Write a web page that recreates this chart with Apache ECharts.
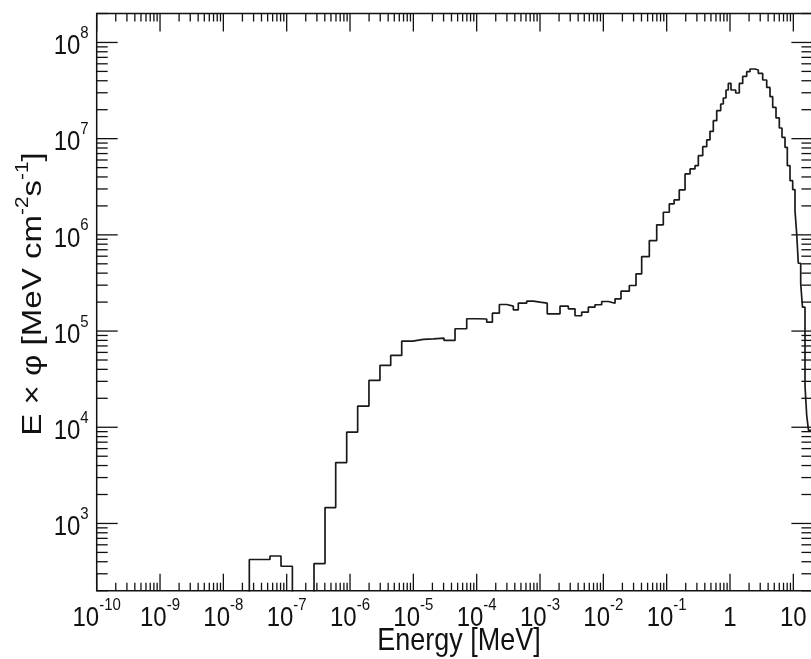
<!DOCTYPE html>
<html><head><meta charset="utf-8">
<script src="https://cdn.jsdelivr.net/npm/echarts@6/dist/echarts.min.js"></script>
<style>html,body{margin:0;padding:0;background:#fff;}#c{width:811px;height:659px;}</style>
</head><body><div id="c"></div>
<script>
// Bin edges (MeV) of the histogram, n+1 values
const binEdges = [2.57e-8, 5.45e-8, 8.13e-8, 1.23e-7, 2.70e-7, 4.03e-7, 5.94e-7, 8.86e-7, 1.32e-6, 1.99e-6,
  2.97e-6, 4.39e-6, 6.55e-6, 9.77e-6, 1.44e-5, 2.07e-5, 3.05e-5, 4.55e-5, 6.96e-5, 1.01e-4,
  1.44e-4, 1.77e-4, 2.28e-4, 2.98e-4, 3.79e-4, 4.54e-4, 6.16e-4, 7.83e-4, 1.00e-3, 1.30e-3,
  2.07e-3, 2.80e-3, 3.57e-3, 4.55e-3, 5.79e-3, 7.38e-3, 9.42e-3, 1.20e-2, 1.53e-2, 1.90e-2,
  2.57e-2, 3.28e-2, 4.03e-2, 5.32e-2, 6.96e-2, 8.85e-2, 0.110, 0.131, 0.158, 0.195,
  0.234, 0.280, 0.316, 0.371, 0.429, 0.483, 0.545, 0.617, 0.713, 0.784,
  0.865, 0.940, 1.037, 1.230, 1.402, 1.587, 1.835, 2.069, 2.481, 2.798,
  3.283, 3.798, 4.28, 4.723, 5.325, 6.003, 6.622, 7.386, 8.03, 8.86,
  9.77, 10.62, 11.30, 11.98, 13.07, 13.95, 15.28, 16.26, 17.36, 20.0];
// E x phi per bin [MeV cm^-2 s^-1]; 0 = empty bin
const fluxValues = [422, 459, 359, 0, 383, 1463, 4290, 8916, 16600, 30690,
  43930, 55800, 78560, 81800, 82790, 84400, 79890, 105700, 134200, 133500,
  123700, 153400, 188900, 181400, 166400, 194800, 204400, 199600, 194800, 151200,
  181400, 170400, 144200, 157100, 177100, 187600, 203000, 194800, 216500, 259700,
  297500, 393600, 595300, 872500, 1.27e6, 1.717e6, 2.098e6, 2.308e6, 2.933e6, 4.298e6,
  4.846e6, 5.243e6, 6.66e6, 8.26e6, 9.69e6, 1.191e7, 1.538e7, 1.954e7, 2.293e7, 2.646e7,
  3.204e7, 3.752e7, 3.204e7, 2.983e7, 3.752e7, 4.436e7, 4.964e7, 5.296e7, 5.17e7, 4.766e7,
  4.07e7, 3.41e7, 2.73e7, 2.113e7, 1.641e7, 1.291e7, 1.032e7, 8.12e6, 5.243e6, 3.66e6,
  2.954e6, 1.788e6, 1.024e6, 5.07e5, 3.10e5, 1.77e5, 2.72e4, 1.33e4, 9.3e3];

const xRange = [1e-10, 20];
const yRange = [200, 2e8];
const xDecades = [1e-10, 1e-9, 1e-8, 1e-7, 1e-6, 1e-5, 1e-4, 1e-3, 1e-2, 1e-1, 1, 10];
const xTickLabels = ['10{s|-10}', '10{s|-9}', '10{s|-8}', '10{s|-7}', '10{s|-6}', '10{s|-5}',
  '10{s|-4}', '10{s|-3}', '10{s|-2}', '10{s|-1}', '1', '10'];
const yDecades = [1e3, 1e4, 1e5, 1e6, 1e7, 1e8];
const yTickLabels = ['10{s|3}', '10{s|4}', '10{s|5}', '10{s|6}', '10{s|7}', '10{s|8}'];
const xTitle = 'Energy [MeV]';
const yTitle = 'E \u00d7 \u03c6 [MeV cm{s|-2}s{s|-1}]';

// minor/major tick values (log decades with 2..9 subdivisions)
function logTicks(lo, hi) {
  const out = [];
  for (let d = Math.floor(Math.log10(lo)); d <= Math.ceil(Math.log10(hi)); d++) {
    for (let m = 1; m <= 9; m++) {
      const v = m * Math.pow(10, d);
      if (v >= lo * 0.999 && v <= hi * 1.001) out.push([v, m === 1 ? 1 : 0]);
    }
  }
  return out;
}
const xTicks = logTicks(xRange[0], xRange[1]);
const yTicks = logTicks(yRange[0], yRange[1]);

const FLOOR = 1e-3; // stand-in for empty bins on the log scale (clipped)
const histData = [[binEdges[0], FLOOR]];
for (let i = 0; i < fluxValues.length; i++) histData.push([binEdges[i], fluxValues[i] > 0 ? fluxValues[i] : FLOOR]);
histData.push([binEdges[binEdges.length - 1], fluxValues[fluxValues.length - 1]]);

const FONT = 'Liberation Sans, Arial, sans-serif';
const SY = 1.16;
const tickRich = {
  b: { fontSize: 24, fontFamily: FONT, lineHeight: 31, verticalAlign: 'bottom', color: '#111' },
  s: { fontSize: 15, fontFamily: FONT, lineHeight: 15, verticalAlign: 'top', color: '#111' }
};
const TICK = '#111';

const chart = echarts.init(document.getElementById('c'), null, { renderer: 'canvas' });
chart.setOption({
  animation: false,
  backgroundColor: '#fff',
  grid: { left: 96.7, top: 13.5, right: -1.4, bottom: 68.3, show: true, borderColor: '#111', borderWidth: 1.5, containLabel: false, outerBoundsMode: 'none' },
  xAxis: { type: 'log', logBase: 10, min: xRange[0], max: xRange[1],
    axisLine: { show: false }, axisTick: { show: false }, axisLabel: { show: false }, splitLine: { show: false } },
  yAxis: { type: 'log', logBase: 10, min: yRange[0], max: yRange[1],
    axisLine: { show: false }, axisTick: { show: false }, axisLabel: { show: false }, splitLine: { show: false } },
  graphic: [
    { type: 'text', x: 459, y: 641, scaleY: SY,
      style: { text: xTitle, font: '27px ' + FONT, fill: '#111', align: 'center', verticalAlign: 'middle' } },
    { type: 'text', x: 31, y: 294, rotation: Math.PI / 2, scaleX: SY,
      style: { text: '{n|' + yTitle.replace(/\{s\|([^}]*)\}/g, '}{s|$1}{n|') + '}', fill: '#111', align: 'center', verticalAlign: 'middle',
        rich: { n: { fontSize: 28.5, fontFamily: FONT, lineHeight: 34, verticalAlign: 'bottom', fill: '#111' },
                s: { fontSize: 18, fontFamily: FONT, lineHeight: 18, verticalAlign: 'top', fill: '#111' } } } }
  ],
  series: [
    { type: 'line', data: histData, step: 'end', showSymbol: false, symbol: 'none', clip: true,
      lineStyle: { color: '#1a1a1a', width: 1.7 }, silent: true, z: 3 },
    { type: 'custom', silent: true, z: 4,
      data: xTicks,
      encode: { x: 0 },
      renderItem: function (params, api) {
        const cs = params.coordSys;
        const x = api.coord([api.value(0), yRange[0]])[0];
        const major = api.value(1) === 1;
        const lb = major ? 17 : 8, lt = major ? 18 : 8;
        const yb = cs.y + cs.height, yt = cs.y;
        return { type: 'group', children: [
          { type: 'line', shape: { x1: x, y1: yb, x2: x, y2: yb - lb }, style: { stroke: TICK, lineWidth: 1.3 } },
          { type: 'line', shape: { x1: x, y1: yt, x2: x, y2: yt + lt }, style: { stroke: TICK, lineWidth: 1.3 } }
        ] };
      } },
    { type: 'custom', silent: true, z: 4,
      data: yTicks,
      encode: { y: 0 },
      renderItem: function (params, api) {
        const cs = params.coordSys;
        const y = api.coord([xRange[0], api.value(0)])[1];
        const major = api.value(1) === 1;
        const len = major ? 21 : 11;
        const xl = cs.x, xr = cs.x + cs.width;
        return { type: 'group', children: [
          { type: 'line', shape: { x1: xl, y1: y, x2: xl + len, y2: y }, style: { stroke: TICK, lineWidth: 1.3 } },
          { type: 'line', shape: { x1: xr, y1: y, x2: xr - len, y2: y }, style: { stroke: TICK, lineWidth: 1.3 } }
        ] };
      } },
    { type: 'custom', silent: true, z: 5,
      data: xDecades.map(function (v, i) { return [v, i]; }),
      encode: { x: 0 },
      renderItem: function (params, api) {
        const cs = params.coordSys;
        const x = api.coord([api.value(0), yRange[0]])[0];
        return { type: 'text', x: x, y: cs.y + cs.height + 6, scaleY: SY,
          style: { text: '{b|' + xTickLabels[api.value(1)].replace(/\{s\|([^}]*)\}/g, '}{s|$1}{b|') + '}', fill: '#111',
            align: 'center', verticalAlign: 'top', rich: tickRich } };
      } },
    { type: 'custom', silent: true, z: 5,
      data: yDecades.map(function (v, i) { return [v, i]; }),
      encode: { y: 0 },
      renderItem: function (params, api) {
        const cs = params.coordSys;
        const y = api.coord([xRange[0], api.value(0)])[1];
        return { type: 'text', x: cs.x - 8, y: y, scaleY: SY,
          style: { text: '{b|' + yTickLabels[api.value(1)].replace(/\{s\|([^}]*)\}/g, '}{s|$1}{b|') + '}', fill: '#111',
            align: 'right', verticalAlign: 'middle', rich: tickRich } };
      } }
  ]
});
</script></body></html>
= = = =
For this exercise, gather every line of the data that contains the word "with".

Write a web page that recreates this chart with Apache ECharts.
// minor/major tick values (log decades with 2..9 subdivisions)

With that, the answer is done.